### Objective
In your copy, leave out the pictures; write out all the data exactly.

### Given material
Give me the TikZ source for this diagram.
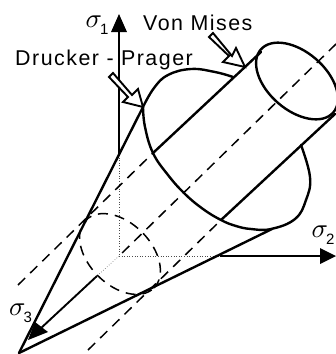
\documentclass[tikz,border=0pt]{standalone}
\usepackage{fontspec}
\setmainfont{Liberation Sans}
\newfontfamily\lblfont[LetterSpace=7]{Liberation Sans}
\newcommand{\sgm}[1]{\scalebox{2.7}{$\sigma$}\kern-2pt\raisebox{-7pt}{\fontsize{15}{15}\selectfont #1}}
\tikzset{
  heavy/.style={line width=2.4pt,line join=round,line cap=round},
  axisline/.style={line width=1.9pt},
  fine/.style={line width=0.6pt,dotted,black!70},
  dashline/.style={line width=1.5pt,dash pattern=on 10pt off 7pt},
  hollow/.style={line width=1.9pt,fill=white,line join=miter},
  solidtip/.style={fill=black,draw=none},
  lbl/.style={font=\fontsize{21.4}{22}\lblfont,inner sep=0pt,anchor=base west},
  sig/.style={inner sep=0pt,anchor=center}
}
\begin{document}
\begin{tikzpicture}[x=1pt,y=-1pt]
\useasboundingbox (0,0) rectangle (336,354);
\clip (0,0) rectangle (336,354);
\coordinate (O) at (119,256);
\coordinate (apex) at (19,353);
\coordinate (c1) at (143,107);
\coordinate (c2) at (272,229);
\coordinate (s1) at (119,155);
\coordinate (s1tip) at (119,14);
\coordinate (s2) at (220,256);
\coordinate (s2tip) at (336,256);
\coordinate (s3) at (97,276);
\coordinate (s3tip) at (30,338);
% thin dotted axes inside
\draw[fine] (s1) -- (O);
\draw[fine] (O) -- (s2);
\draw[fine] (O) -- (s3);
% axes
\draw[axisline] (s1) -- (119,30);
\fill[solidtip] (s1tip) -- (127,32) -- (111,32) -- cycle;
\draw[axisline] (s2) -- (322,256);
\fill[solidtip] (s2tip) -- (320,248) -- (320,264) -- cycle;
\draw[axisline] (s3) -- (40,329);
\fill[solidtip] (28,340) -- (35,322) -- (48,332) -- cycle;
% dashed cylinder lines
\coordinate (axend) at (336,44);
\coordinate (t1) at (18,285);
\coordinate (t2) at (153,153);
\coordinate (b1) at (88,350);
\coordinate (b2) at (221,220);
\draw[dashline] (axend) -- (O);
\draw[dashline] (t1) -- (t2);
\draw[dashline] (b1) -- (b2);
% dashed circle
\draw[dashline] (120,254) circle[x radius=48pt,y radius=31pt,rotate=-45];
% Drucker-Prager cap
\draw[heavy] plot[smooth,tension=0.7] coordinates {(143,107) (145,127) (153,153) (168,175) (185,194) (203,209) (221,220) (236,226) (251,229) (271,229) (295,219) (306,200) (310,177) (301,145)};
\draw[heavy] plot[smooth,tension=0.7] coordinates {(143,107) (154,88) (168,75) (191,69) (215,72) (233,77)};
% Cone
\draw[heavy] (apex) -- (c1);
\draw[heavy] (apex) -- (c2);
% Cylinder
\coordinate (t3) at (261,52);
\coordinate (b3) at (335,114);
\draw[heavy] (t2) -- (t3);
\draw[heavy] (b2) -- (b3);
\draw[heavy] (297,81) circle[x radius=48pt,y radius=29pt,rotate=-41];
% hollow arrows
\draw[hollow] (113,73) -- (132,95) -- (138,89) -- (143,107) -- (123,102) -- (128,97) -- (109,77) -- cycle;
\draw[hollow] (213,33) -- (232,56) -- (236,48) -- (245,67) -- (223,62) -- (229,56) -- (209,37) -- cycle;
% labels
\node[lbl] (dp) at (15,65) {Drucker - Prager};
\node[lbl] (vm) at (143,30) {Von Mises};
\node[sig] (sg1) at (97,25) {\sgm{1}};
\node[sig] (sg2) at (323,235) {\sgm{2}};
\node[sig] (sg3) at (20.5,313) {\sgm{3}};
\end{tikzpicture}
\end{document}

### Answer below
Give me the TikZ source for this diagram.
\documentclass[tikz,border=0pt]{standalone}
\usepackage{fontspec}
\setmainfont{Liberation Sans}
\newfontfamily\lblfont[LetterSpace=7]{Liberation Sans}
\newcommand{\sgm}[1]{\scalebox{2.7}{$\sigma$}\kern-2pt\raisebox{-7pt}{\fontsize{15}{15}\selectfont #1}}
\tikzset{
  heavy/.style={line width=2.4pt,line join=round,line cap=round},
  axisline/.style={line width=1.9pt},
  fine/.style={line width=0.6pt,dotted,black!70},
  dashline/.style={line width=1.5pt,dash pattern=on 10pt off 7pt},
  hollow/.style={line width=1.9pt,fill=white,line join=miter},
  solidtip/.style={fill=black,draw=none},
  lbl/.style={font=\fontsize{21.4}{22}\lblfont,inner sep=0pt,anchor=base west},
  sig/.style={inner sep=0pt,anchor=center}
}
\begin{document}
\begin{tikzpicture}[x=1pt,y=-1pt]
\useasboundingbox (0,0) rectangle (336,354);
\clip (0,0) rectangle (336,354);
\coordinate (O) at (119,256);
\coordinate (apex) at (19,353);
\coordinate (c1) at (143,107);
\coordinate (c2) at (272,229);
\coordinate (s1) at (119,155);
\coordinate (s1tip) at (119,14);
\coordinate (s2) at (220,256);
\coordinate (s2tip) at (336,256);
\coordinate (s3) at (97,276);
\coordinate (s3tip) at (30,338);
% thin dotted axes inside
\draw[fine] (s1) -- (O);
\draw[fine] (O) -- (s2);
\draw[fine] (O) -- (s3);
% axes
\draw[axisline] (s1) -- (119,30);
\fill[solidtip] (s1tip) -- (127,32) -- (111,32) -- cycle;
\draw[axisline] (s2) -- (322,256);
\fill[solidtip] (s2tip) -- (320,248) -- (320,264) -- cycle;
\draw[axisline] (s3) -- (40,329);
\fill[solidtip] (28,340) -- (35,322) -- (48,332) -- cycle;
% dashed cylinder lines
\coordinate (axend) at (336,44);
\coordinate (t1) at (18,285);
\coordinate (t2) at (153,153);
\coordinate (b1) at (88,350);
\coordinate (b2) at (221,220);
\draw[dashline] (axend) -- (O);
\draw[dashline] (t1) -- (t2);
\draw[dashline] (b1) -- (b2);
% dashed circle
\draw[dashline] (120,254) circle[x radius=48pt,y radius=31pt,rotate=-45];
% Drucker-Prager cap
\draw[heavy] plot[smooth,tension=0.7] coordinates {(143,107) (145,127) (153,153) (168,175) (185,194) (203,209) (221,220) (236,226) (251,229) (271,229) (295,219) (306,200) (310,177) (301,145)};
\draw[heavy] plot[smooth,tension=0.7] coordinates {(143,107) (154,88) (168,75) (191,69) (215,72) (233,77)};
% Cone
\draw[heavy] (apex) -- (c1);
\draw[heavy] (apex) -- (c2);
% Cylinder
\coordinate (t3) at (261,52);
\coordinate (b3) at (335,114);
\draw[heavy] (t2) -- (t3);
\draw[heavy] (b2) -- (b3);
\draw[heavy] (297,81) circle[x radius=48pt,y radius=29pt,rotate=-41];
% hollow arrows
\draw[hollow] (113,73) -- (132,95) -- (138,89) -- (143,107) -- (123,102) -- (128,97) -- (109,77) -- cycle;
\draw[hollow] (213,33) -- (232,56) -- (236,48) -- (245,67) -- (223,62) -- (229,56) -- (209,37) -- cycle;
% labels
\node[lbl] (dp) at (15,65) {Drucker - Prager};
\node[lbl] (vm) at (143,30) {Von Mises};
\node[sig] (sg1) at (97,25) {\sgm{1}};
\node[sig] (sg2) at (323,235) {\sgm{2}};
\node[sig] (sg3) at (20.5,313) {\sgm{3}};
\end{tikzpicture}
\end{document}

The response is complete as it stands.